### Material provided:

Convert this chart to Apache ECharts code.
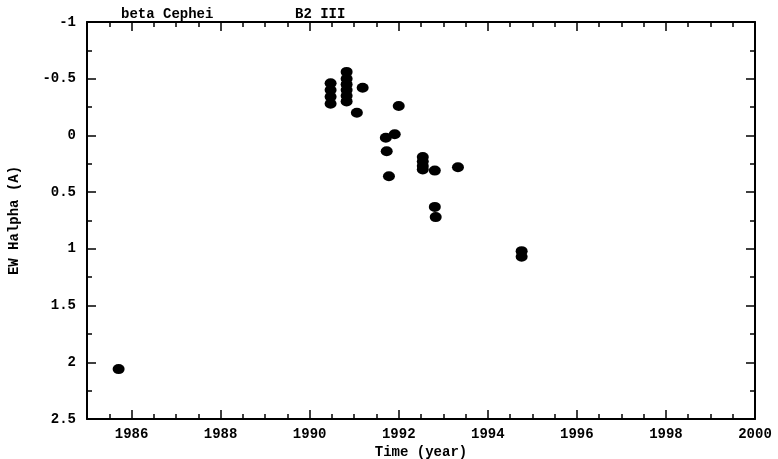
<!DOCTYPE html>
<html>
<head>
<meta charset="utf-8">
<script src="https://cdn.jsdelivr.net/npm/echarts@6/dist/echarts.min.js"></script>
<style>
  html, body { margin: 0; padding: 0; background: #fff; }
  #chart { width: 778px; height: 459px; }
</style>
</head>
<body>
<div id="chart"></div>
<script>
// observation epochs (year) and Halpha equivalent width (A)
const years = [
  1985.71,
  1990.47, 1990.47, 1990.47, 1990.47,
  1990.83, 1990.83, 1990.83, 1990.83, 1990.83, 1990.83,
  1991.06, 1991.19,
  1991.71, 1991.91, 1991.73, 1991.78, 1992.0,
  1992.54, 1992.54, 1992.54, 1992.54,
  1992.81, 1993.33, 1992.81, 1992.83,
  1994.76, 1994.76,
]
const ewHalpha = [
  2.06,
  -0.46, -0.40, -0.34, -0.28,
  -0.56, -0.50, -0.45, -0.40, -0.35, -0.30,
  -0.20, -0.42,
  0.02, -0.01, 0.14, 0.36, -0.26,
  0.19, 0.23, 0.27, 0.30,
  0.31, 0.28, 0.63, 0.72,
  1.02, 1.07,
]
const yearLabels = [1986, 1988, 1990, 1992, 1994, 1996, 1998, 2000]

const font = 'Liberation Mono'
const points = years.map((y, i) => [y, ewHalpha[i]])

const xBase = {
  type: 'value', min: 1985, max: 2000, interval: 0.5,
  splitLine: { show: false },
  axisLine: { onZero: false, lineStyle: { color: '#000', width: 2 } },
}
const yBase = {
  type: 'value', min: -1, max: 2.5, inverse: true,
  splitLine: { show: false },
  axisLine: { onZero: false, lineStyle: { color: '#000', width: 2 } },
}
const noLine = { show: false, onZero: false }
const txt = { fontFamily: font, fontSize: 14, fontWeight: 'bold', color: '#000' }

const option = {
  animation: false,
  backgroundColor: '#fff',
  title: [
    { text: 'beta Cephei', left: 116, top: 2, textStyle: txt },
    { text: 'B2 III', left: 290, top: 2, textStyle: txt },
  ],
  grid: { left: 87, right: 23, top: 22, bottom: 40, containLabel: false, outerBoundsMode: 'none' },
  xAxis: [
    {
      ...xBase, position: 'bottom',
      name: 'Time (year)', nameLocation: 'middle', nameGap: 25,
      nameTextStyle: txt,
      axisTick: { inside: true, length: 5, lineStyle: { color: '#000', width: 1.5 } },
      axisLabel: {
        margin: 8, ...txt,
        formatter: v => (yearLabels.includes(v) ? String(v) : ''),
      },
    },
    {
      ...xBase, position: 'bottom',
      axisLine: noLine,
      axisTick: { inside: true, length: 9, customValues: yearLabels, lineStyle: { color: '#000', width: 1.5 } },
      axisLabel: { show: false },
    },
    {
      ...xBase, position: 'top',
      axisTick: { inside: true, length: 5, lineStyle: { color: '#000', width: 1.5 } },
      axisLabel: { show: false },
    },
    {
      ...xBase, position: 'top',
      axisLine: noLine,
      axisTick: { inside: true, length: 9, customValues: yearLabels, lineStyle: { color: '#000', width: 1.5 } },
      axisLabel: { show: false },
    },
  ],
  yAxis: [
    {
      ...yBase, position: 'left', interval: 0.25,
      name: 'EW Halpha (A)', nameLocation: 'middle', nameGap: 66, nameRotate: 90,
      nameTextStyle: txt,
      axisTick: { inside: true, length: 5, lineStyle: { color: '#000', width: 1.5 } },
      axisLabel: {
        margin: 11, ...txt,
        formatter: v => (Math.abs(v * 2 - Math.round(v * 2)) < 1e-9 ? String(v) : ''),
      },
    },
    {
      ...yBase, position: 'left', interval: 0.5,
      axisLine: noLine,
      axisTick: { inside: true, length: 9, lineStyle: { color: '#000', width: 1.5 } },
      axisLabel: { show: false },
    },
    {
      ...yBase, position: 'right', interval: 0.25,
      axisTick: { inside: true, length: 5, lineStyle: { color: '#000', width: 1.5 } },
      axisLabel: { show: false },
    },
    {
      ...yBase, position: 'right', interval: 0.5,
      axisLine: noLine,
      axisTick: { inside: true, length: 9, lineStyle: { color: '#000', width: 1.5 } },
      axisLabel: { show: false },
    },
  ],
  series: [
    {
      type: 'scatter',
      data: points,
      symbol: 'circle',
      symbolSize: [12, 10],
      itemStyle: { color: '#000', opacity: 1 },
    },
  ],
}

const myChart = echarts.init(document.getElementById('chart'), null, { renderer: 'canvas' })
myChart.setOption(option)
</script>
</body>
</html>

### Stated problem:
Quote every line word for word and keep the images out of the copy.

### Answer in full:
Convert this chart to Apache ECharts code.
<!DOCTYPE html>
<html>
<head>
<meta charset="utf-8">
<script src="https://cdn.jsdelivr.net/npm/echarts@6/dist/echarts.min.js"></script>
<style>
  html, body { margin: 0; padding: 0; background: #fff; }
  #chart { width: 778px; height: 459px; }
</style>
</head>
<body>
<div id="chart"></div>
<script>
// observation epochs (year) and Halpha equivalent width (A)
const years = [
  1985.71,
  1990.47, 1990.47, 1990.47, 1990.47,
  1990.83, 1990.83, 1990.83, 1990.83, 1990.83, 1990.83,
  1991.06, 1991.19,
  1991.71, 1991.91, 1991.73, 1991.78, 1992.0,
  1992.54, 1992.54, 1992.54, 1992.54,
  1992.81, 1993.33, 1992.81, 1992.83,
  1994.76, 1994.76,
]
const ewHalpha = [
  2.06,
  -0.46, -0.40, -0.34, -0.28,
  -0.56, -0.50, -0.45, -0.40, -0.35, -0.30,
  -0.20, -0.42,
  0.02, -0.01, 0.14, 0.36, -0.26,
  0.19, 0.23, 0.27, 0.30,
  0.31, 0.28, 0.63, 0.72,
  1.02, 1.07,
]
const yearLabels = [1986, 1988, 1990, 1992, 1994, 1996, 1998, 2000]

const font = 'Liberation Mono'
const points = years.map((y, i) => [y, ewHalpha[i]])

const xBase = {
  type: 'value', min: 1985, max: 2000, interval: 0.5,
  splitLine: { show: false },
  axisLine: { onZero: false, lineStyle: { color: '#000', width: 2 } },
}
const yBase = {
  type: 'value', min: -1, max: 2.5, inverse: true,
  splitLine: { show: false },
  axisLine: { onZero: false, lineStyle: { color: '#000', width: 2 } },
}
const noLine = { show: false, onZero: false }
const txt = { fontFamily: font, fontSize: 14, fontWeight: 'bold', color: '#000' }

const option = {
  animation: false,
  backgroundColor: '#fff',
  title: [
    { text: 'beta Cephei', left: 116, top: 2, textStyle: txt },
    { text: 'B2 III', left: 290, top: 2, textStyle: txt },
  ],
  grid: { left: 87, right: 23, top: 22, bottom: 40, containLabel: false, outerBoundsMode: 'none' },
  xAxis: [
    {
      ...xBase, position: 'bottom',
      name: 'Time (year)', nameLocation: 'middle', nameGap: 25,
      nameTextStyle: txt,
      axisTick: { inside: true, length: 5, lineStyle: { color: '#000', width: 1.5 } },
      axisLabel: {
        margin: 8, ...txt,
        formatter: v => (yearLabels.includes(v) ? String(v) : ''),
      },
    },
    {
      ...xBase, position: 'bottom',
      axisLine: noLine,
      axisTick: { inside: true, length: 9, customValues: yearLabels, lineStyle: { color: '#000', width: 1.5 } },
      axisLabel: { show: false },
    },
    {
      ...xBase, position: 'top',
      axisTick: { inside: true, length: 5, lineStyle: { color: '#000', width: 1.5 } },
      axisLabel: { show: false },
    },
    {
      ...xBase, position: 'top',
      axisLine: noLine,
      axisTick: { inside: true, length: 9, customValues: yearLabels, lineStyle: { color: '#000', width: 1.5 } },
      axisLabel: { show: false },
    },
  ],
  yAxis: [
    {
      ...yBase, position: 'left', interval: 0.25,
      name: 'EW Halpha (A)', nameLocation: 'middle', nameGap: 66, nameRotate: 90,
      nameTextStyle: txt,
      axisTick: { inside: true, length: 5, lineStyle: { color: '#000', width: 1.5 } },
      axisLabel: {
        margin: 11, ...txt,
        formatter: v => (Math.abs(v * 2 - Math.round(v * 2)) < 1e-9 ? String(v) : ''),
      },
    },
    {
      ...yBase, position: 'left', interval: 0.5,
      axisLine: noLine,
      axisTick: { inside: true, length: 9, lineStyle: { color: '#000', width: 1.5 } },
      axisLabel: { show: false },
    },
    {
      ...yBase, position: 'right', interval: 0.25,
      axisTick: { inside: true, length: 5, lineStyle: { color: '#000', width: 1.5 } },
      axisLabel: { show: false },
    },
    {
      ...yBase, position: 'right', interval: 0.5,
      axisLine: noLine,
      axisTick: { inside: true, length: 9, lineStyle: { color: '#000', width: 1.5 } },
      axisLabel: { show: false },
    },
  ],
  series: [
    {
      type: 'scatter',
      data: points,
      symbol: 'circle',
      symbolSize: [12, 10],
      itemStyle: { color: '#000', opacity: 1 },
    },
  ],
}

const myChart = echarts.init(document.getElementById('chart'), null, { renderer: 'canvas' })
myChart.setOption(option)
</script>
</body>
</html>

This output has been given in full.